PETA has long questioned the ability of AHA safety officers to enforce animal safety guidelines during production, as the AHA has authority over the care and treatment of animal actors only during active filming. Additionally, the Film & TV unit is partially funded by grants from SAG and AFTRA, which invites accusations of a potential conflict of interest.
Representatives for HBO and AHA were not eager to address specifics of the “Luck” lawsuit. An HBO rep declined to comment further than the company’s official statement, which insists that the production met all safety guidelines and advises anyone with questions about Casey’s employment to contact the AHA. The AHA representative said the organization is “unable to comment on pending legislation.”
The “Luck” horse deaths were not the first time the AHA has faced uncomfortable questions about its ability to ensure the safety of animals used in film and television productions. In 2005, two horses died on the set of “Flicka,” a 20th Century Fox feature film. Though the AHA maintained that the deaths were “unpreventable” and that the filmmakers and animal handlers complied with AHA’s safety guidelines, the group did not give “Flicka” its trademark “No Animals Were Harmed” disclaimer. A man who claims to have worked as an extra on “Flicka” organized a “Boycott Flicka” campaign in response to what he said was animal cruelty on the set of the movie. He also claims that 20th Century Fox offered him $2,500 to “keep quiet” about what he allegedly witnessed and accused AHA of protecting the studio. (IBTimes was unable to immediately verify the legitimacy of his claims.)

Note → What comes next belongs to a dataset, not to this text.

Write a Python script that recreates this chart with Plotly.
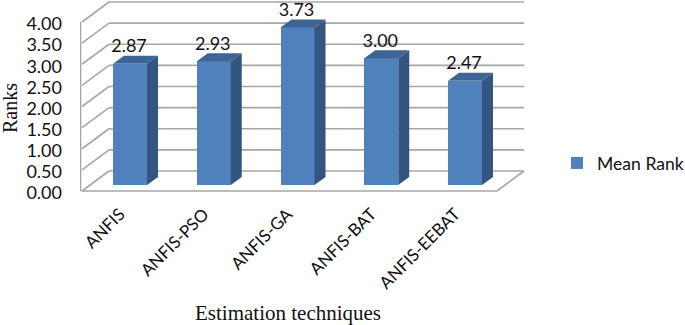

Four years earlier, the Los Angeles Times ran a feature questioning the policies of AHA’s Film & TV Unit, accusing the then-“little-known” unit of being “slow to criticize cases of animal mistreatment, yet quick to defend the big-budget studios it is supposed to police.” The L.A. Times claimed in the article that the AHA filed a lawsuit attempting to block its publication on the grounds that it might include information from a confidential document drawn up by AHA lawyers. (The motion was denied.)
Aside from the potential conflict of interest posed by funding sources, the Film & TV unit’s effectiveness is undermined by limits on its jurisdiction -- something that the AHA says it aims to expand. Still, these limits work to curb AHA’s accountability in cases where animal mistreatment, injury and death occur outside of active filming -- as was the case with “The Hobbit,” which filmed in New Zealand. Several animals, including two horses, were killed in 2011 due to hazardous conditions at the facility where the animal actors were housed, a significant distance away from the set, and beyond the authority of the AHA. In direct response to reports of “The Hobbit” animal deaths, AHA announced it would be seeking additional funding in order to expand its oversight. (“The Hobbit” was given a “Special Circumstances” safety rating.)

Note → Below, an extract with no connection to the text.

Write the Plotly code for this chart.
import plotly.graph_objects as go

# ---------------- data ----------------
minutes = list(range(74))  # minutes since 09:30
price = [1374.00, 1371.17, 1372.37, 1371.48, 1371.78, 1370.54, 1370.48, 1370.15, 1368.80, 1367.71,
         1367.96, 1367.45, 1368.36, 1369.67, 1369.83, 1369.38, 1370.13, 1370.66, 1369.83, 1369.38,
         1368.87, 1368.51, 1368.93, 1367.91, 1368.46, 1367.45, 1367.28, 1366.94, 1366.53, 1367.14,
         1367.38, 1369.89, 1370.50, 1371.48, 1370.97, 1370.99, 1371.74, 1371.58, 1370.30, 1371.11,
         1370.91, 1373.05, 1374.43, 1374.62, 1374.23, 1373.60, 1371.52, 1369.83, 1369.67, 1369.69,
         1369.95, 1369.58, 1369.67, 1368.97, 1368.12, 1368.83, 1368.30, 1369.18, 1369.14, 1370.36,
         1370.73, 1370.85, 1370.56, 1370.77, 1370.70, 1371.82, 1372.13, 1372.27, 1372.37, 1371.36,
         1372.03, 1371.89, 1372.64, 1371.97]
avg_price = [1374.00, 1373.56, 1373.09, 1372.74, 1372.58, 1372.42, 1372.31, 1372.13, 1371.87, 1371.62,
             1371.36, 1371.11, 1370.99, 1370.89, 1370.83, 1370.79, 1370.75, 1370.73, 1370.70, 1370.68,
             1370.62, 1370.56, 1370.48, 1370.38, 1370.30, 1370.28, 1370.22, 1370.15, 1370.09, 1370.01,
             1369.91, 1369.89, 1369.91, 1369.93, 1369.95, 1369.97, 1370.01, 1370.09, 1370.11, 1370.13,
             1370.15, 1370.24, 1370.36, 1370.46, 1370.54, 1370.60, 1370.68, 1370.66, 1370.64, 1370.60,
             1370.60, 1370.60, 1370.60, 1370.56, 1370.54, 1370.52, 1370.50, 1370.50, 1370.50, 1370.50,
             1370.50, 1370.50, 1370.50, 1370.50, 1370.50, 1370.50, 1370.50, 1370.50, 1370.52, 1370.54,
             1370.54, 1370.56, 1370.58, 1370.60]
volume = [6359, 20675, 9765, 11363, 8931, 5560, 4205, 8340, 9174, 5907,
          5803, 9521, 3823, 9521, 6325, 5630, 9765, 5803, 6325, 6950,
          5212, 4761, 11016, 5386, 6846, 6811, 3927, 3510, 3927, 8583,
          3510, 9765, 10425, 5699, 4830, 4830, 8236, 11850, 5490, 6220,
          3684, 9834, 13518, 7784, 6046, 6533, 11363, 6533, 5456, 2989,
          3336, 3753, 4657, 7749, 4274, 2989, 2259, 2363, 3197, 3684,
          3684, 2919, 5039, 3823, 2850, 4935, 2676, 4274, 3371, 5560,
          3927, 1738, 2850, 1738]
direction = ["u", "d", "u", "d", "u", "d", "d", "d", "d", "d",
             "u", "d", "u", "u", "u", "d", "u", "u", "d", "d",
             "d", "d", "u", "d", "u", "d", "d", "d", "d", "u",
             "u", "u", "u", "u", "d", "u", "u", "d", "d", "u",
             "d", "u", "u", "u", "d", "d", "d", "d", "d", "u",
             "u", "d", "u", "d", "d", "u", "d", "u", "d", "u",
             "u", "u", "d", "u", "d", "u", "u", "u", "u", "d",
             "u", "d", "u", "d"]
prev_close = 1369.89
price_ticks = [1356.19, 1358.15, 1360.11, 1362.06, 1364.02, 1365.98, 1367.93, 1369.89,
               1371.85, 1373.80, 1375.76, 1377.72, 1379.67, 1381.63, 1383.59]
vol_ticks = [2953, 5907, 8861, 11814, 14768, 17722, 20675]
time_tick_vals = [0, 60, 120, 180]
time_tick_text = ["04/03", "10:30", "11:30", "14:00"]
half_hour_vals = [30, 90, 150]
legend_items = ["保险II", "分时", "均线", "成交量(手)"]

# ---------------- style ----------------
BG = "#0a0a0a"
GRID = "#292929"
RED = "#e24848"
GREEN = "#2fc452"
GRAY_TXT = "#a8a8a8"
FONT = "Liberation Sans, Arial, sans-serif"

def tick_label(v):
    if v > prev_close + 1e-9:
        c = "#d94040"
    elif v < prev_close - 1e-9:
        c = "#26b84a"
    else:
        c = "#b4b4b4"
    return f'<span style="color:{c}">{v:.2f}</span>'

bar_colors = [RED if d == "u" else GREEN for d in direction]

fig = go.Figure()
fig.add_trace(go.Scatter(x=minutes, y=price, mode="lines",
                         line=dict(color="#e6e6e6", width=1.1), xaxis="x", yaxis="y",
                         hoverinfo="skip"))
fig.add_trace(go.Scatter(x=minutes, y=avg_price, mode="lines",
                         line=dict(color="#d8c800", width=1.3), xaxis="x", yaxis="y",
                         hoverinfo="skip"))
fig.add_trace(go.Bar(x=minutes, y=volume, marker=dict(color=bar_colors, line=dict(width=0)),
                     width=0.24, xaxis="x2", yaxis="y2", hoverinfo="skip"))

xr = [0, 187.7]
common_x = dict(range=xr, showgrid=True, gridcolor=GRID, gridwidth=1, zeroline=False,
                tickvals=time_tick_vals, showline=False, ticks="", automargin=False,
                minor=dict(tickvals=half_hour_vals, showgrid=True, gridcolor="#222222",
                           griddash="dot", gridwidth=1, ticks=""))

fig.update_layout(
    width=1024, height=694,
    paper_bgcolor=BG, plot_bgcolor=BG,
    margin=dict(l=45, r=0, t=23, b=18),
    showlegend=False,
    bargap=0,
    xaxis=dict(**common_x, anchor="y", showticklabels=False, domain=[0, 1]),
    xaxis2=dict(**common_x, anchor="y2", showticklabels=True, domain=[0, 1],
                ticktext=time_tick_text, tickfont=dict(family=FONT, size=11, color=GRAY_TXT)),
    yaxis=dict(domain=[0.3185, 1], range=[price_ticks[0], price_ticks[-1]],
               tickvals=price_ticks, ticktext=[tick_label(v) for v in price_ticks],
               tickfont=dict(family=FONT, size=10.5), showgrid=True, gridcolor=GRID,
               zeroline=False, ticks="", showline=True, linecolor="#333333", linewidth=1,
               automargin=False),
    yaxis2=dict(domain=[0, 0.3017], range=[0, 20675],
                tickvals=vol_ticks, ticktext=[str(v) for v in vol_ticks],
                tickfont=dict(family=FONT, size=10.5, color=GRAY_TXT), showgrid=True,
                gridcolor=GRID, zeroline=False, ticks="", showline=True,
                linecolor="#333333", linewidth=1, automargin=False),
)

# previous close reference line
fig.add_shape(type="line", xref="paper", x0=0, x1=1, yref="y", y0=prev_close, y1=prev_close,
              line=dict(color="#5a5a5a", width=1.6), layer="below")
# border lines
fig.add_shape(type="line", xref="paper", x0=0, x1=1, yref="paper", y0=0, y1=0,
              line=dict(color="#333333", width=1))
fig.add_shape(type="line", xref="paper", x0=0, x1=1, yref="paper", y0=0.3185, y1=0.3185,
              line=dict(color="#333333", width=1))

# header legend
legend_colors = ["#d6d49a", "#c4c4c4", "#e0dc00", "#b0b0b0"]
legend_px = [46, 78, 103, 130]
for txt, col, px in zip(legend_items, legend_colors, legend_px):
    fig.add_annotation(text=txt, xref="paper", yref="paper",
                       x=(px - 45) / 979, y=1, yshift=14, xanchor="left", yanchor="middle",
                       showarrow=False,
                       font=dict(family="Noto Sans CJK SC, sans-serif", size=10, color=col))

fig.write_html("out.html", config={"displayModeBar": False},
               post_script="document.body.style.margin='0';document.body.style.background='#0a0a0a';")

In Sept. 2012, PETA sent a letter to the AHA, calling for increased monitoring of animal safety and revision of the safety ratings given to film and television productions where there were reports of animal mistreatment, injury and death. The letter cited incidents (not all of them resulting in injury or death) during the filming of “The Hobbit,” “There Will be Blood” and HBO’s “Boardwalk Empire,” among others. The AHA “strongly refuted” PETA’s claims as coming from “second- and third-party sources, including a disgruntled AHA employee. These allegations derive from falsehoods, inaccuracies and deliberately misleading statements.” While the AHA did not respond specifically to each item in the letter, it insisted that the horse death on the set of “Boardwalk Empire” was the result of natural causes, not the stress of filming, as the 21-year-old horse was not required to perform any action.
Matthew Chew, a veteran horse wrangler who worked on “Luck,” insisted that HBO and AHA were not in any way culpable for the accidental horse deaths on the set. “HBO went out of their way to provide the best possible environment,” Chew said. “We had some rotten luck.” Chew said that a minimum of three AHA reps and two licensed veterinarians were always present during filming and that animal wranglers “were micromanaged by the AHA in every aspect of our care and our procedures.”

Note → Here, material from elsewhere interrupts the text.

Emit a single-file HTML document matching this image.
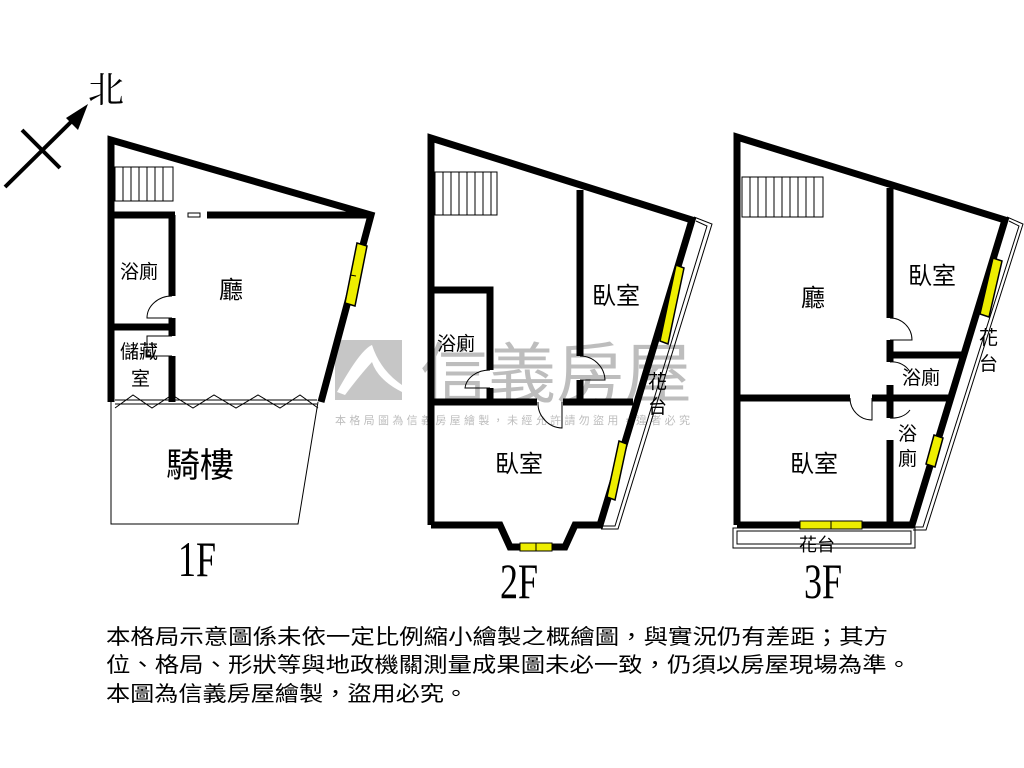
<!DOCTYPE html>
<html><head><meta charset="utf-8"><style>
html,body{margin:0;padding:0;background:#fff;}
svg{display:block;}
text{font-family:"Liberation Sans","Noto Sans CJK TC",sans-serif;}
.s{font-family:"Liberation Serif","Noto Serif CJK SC",serif;}
</style></head><body>
<svg width="1024" height="768" viewBox="0 0 1024 768" xmlns="http://www.w3.org/2000/svg">
<rect width="1024" height="768" fill="#fff"/>
<!-- watermark -->
<g opacity="0.55">
<rect x="335" y="340" width="67" height="60" fill="#999"/>
<path d="M337 392 Q360 350 372 345 Q380 370 402 385 L402 392 Q378 380 372 362 Q360 375 345 395 Z" fill="#fff"/>
<text x="420" y="397" font-size="66" fill="#888" textLength="272" lengthAdjust="spacingAndGlyphs">信義房屋</text>
<text x="335" y="424" font-size="11" fill="#888" textLength="355" lengthAdjust="spacing">本格局圖為信義房屋繪製，未經允許請勿盜用，違者必究</text>
</g>
<!-- compass -->
<g stroke="#000" stroke-width="4" fill="none">
<line x1="5" y1="187" x2="75" y2="118"/>
<line x1="22" y1="130" x2="60" y2="168"/>
</g>
<polygon points="88,104 66,118 78,130" fill="#000"/>
<text x="88" y="102" font-size="36" class="s">北</text>

<!-- 1F -->
<g stroke="#000" stroke-width="7" fill="none" stroke-linejoin="miter">
<polyline points="111,402 111,140 371,215 321,402"/>
<line x1="111" y1="215" x2="175" y2="215"/>
<line x1="207" y1="215" x2="371" y2="215"/>
<line x1="172" y1="215" x2="172" y2="296"/>
<line x1="172" y1="318" x2="172" y2="336"/>
<line x1="111" y1="327" x2="172" y2="327"/>
<line x1="172" y1="356" x2="172" y2="402"/>
</g>
<g stroke="#000" stroke-width="1" fill="none">
<rect x="115" y="167" width="58" height="34"/>
<path d="M123 167V201M131 167V201M139 167V201M147 167V201M155 167V201M163 167V201"/>
<rect x="188" y="213" width="12" height="4"/>
<line x1="115" y1="404" x2="317" y2="404"/><line x1="115" y1="400" x2="317" y2="400"/>
<polyline points="115,408 133,395 152,408 172,395 193,408 214,395 236,408 258,395 280,408 300,395 318,408"/>
<polyline points="111,402 111,524 298,524 318,402"/>
<path d="M172 296 A25 22 0 0 0 147 318 L172 318"/>
<path d="M172 336 L147 336 L147 356 L172 356"/>
</g>
<polygon points="357,243 367,246 355,306 345,303" fill="#ee0" stroke="#000" stroke-width="1.5"/>
<line x1="356" y1="276" x2="350" y2="275" stroke="#000"/>
<text x="120" y="278" font-size="19">浴廁</text>
<text x="120" y="358" font-size="19">儲藏</text>
<text x="131" y="385" font-size="19">室</text>
<text x="219" y="298" font-size="24">廳</text>
<text x="166" y="477" font-size="34">騎樓</text>
<text x="0" y="0" font-size="50" class="s" transform="translate(178,576) scale(0.72,1)">1F</text>

<!-- 2F -->
<g stroke="#000" stroke-width="7" fill="none">
<polyline points="431,525 431,138 692,220 600,525 575,525 565,547 510,547 500,525 431,525"/>
<line x1="580" y1="190" x2="580" y2="356"/>
<line x1="580" y1="380" x2="580" y2="402"/>
<line x1="431" y1="402" x2="537" y2="402"/>
<line x1="563" y1="402" x2="633" y2="402"/>
<polyline points="431,290 490,290 490,370"/>
<line x1="490" y1="388" x2="490" y2="402"/>
</g>
<g stroke="#000" stroke-width="1" fill="none">
<rect x="435" y="172" width="62" height="43"/>
<path d="M443 172V215M451 172V215M459 172V215M467 172V215M475 172V215M483 172V215M491 172V215"/>
<polyline points="694,217 712,224 618,529 601,529"/>
<polyline points="696,221 707,226 615,526 603,526"/>
<path d="M490 370 A25 20 0 0 0 465 388 L490 388"/>
<path d="M580 356 A25 25 0 0 1 605 380 L580 380"/>
<path d="M538 402 A25 25 0 0 0 562 428 L562 402"/>
</g>
<polygon points="676,265 684,268 668,344 660,341" fill="#ee0" stroke="#000" stroke-width="1.5"/>
<polygon points="619,441 627,444 615,500 607,497" fill="#ee0" stroke="#000" stroke-width="1.5"/>
<rect x="520" y="543" width="32" height="8" fill="#ee0" stroke="#000"/>
<line x1="536" y1="543" x2="536" y2="551" stroke="#000"/>
<text x="437" y="350" font-size="19">浴廁</text>
<text x="592" y="304" font-size="24">臥室</text>
<text x="495" y="472" font-size="24">臥室</text>
<text x="648" y="388" font-size="19">花</text>
<text x="648" y="413" font-size="19">台</text>
<text x="0" y="0" font-size="50" class="s" transform="translate(500,598) scale(0.72,1)">2F</text>

<!-- 3F -->
<g stroke="#000" stroke-width="7" fill="none">
<polyline points="737,525 737,137 1005,220 912,525 737,525"/>
<line x1="890" y1="188" x2="890" y2="318"/>
<line x1="890" y1="340" x2="890" y2="362"/>
<line x1="890" y1="385" x2="890" y2="418"/>
<line x1="890" y1="440" x2="890" y2="525"/>
<line x1="890" y1="355" x2="962" y2="355"/>
<line x1="737" y1="398" x2="850" y2="398"/>
<line x1="872" y1="398" x2="948" y2="398"/>
</g>
<g stroke="#000" stroke-width="1" fill="none">
<rect x="742" y="177" width="81" height="40"/>
<path d="M750 177V217M758 177V217M766 177V217M774 177V217M782 177V217M790 177V217M798 177V217M806 177V217M814 177V217"/>
<polyline points="1007,217 1023,224 926,530 913,530"/>
<polyline points="1009,221 1019,226 923,527 915,527"/>
<rect x="733" y="528" width="182" height="20"/>
<rect x="737" y="531" width="174" height="13"/>
<path d="M890 318 A22 22 0 0 1 912 340 L890 340"/>
<path d="M890 362 A20 18 0 0 1 910 372"/>
<path d="M890 418 A20 16 0 0 0 910 410"/>
<path d="M850 398 A22 22 0 0 0 872 420 L872 398"/>
</g>
<polygon points="993,258 1002,261 989,317 980,314" fill="#ee0" stroke="#000" stroke-width="1.5"/>
<polygon points="934,435 943,438 935,467 926,464" fill="#ee0" stroke="#000" stroke-width="1.5"/>
<rect x="800" y="521" width="62" height="8" fill="#ee0" stroke="#000"/>
<line x1="831" y1="521" x2="831" y2="529" stroke="#000"/>
<text x="801" y="306" font-size="24">廳</text>
<text x="908" y="284" font-size="24">臥室</text>
<text x="790" y="472" font-size="24">臥室</text>
<text x="902" y="384" font-size="19">浴廁</text>
<text x="898" y="440" font-size="19">浴</text>
<text x="898" y="465" font-size="19">廁</text>
<text x="979" y="344" font-size="19">花</text>
<text x="979" y="370" font-size="19">台</text>
<text x="799" y="551" font-size="18">花台</text>
<text x="0" y="0" font-size="50" class="s" transform="translate(804,598) scale(0.72,1)">3F</text>

<!-- footer -->
<text x="106" y="644" font-size="21" textLength="782" lengthAdjust="spacingAndGlyphs">本格局示意圖係未依一定比例縮小繪製之概繪圖，與實況仍有差距；其方</text>
<text x="106" y="672" font-size="21" textLength="805" lengthAdjust="spacingAndGlyphs">位、格局、形狀等與地政機關測量成果圖未必一致，仍須以房屋現場為準。</text>
<text x="106" y="701" font-size="21" textLength="362" lengthAdjust="spacingAndGlyphs">本圖為信義房屋繪製，盜用必究。</text>
</svg>
</body></html>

Chew described Carey as a casual friend and seemed somewhat surprised by her allegations. “In my dealings with her, she was really fair, and she treated us well,” he said, adding, “It appeared that the AHA has dysfunction in its own internal political structure.” Still, he did not feel that any internal dysfunction compromised the safety of the animals on the set. “The horses were taken care of as well as any horses could be,” he said. “Still, we weren’t happy with the outcome.”
When asked why the whistleblowers PETA described may have reported unsafe conditions on the set, Chew blamed a lack of familiarity. The whistleblowers “don’t know what they are looking at,” Chew said, referring specifically to one sequence that could have appeared as though a horse was being whipped. The “whip” used in that scene was made of foam, he explained, and the riders on set made the whipping sound with their boots. “I think it’s a misinterpretation through ignorance,” he said. Guillermo said that PETA is not equipped to monitor the safety of animal actors itself, nor is the group seeking any direct influence over safety monitoring on film and television sets. PETA’s official position is that live animals should not be used in productions at all, advocating instead for the use of CGI to create scenes using animal characters.
Guillermo is optimistic that Casey’s lawsuit may result in stricter enforcement of animal safety.
“This lawsuit shows that the days when animals could be abused and killed behind the closed doors of the film and television industry are over,” she said. “If you harm an animal in Hollywood, PETA is going to find out.”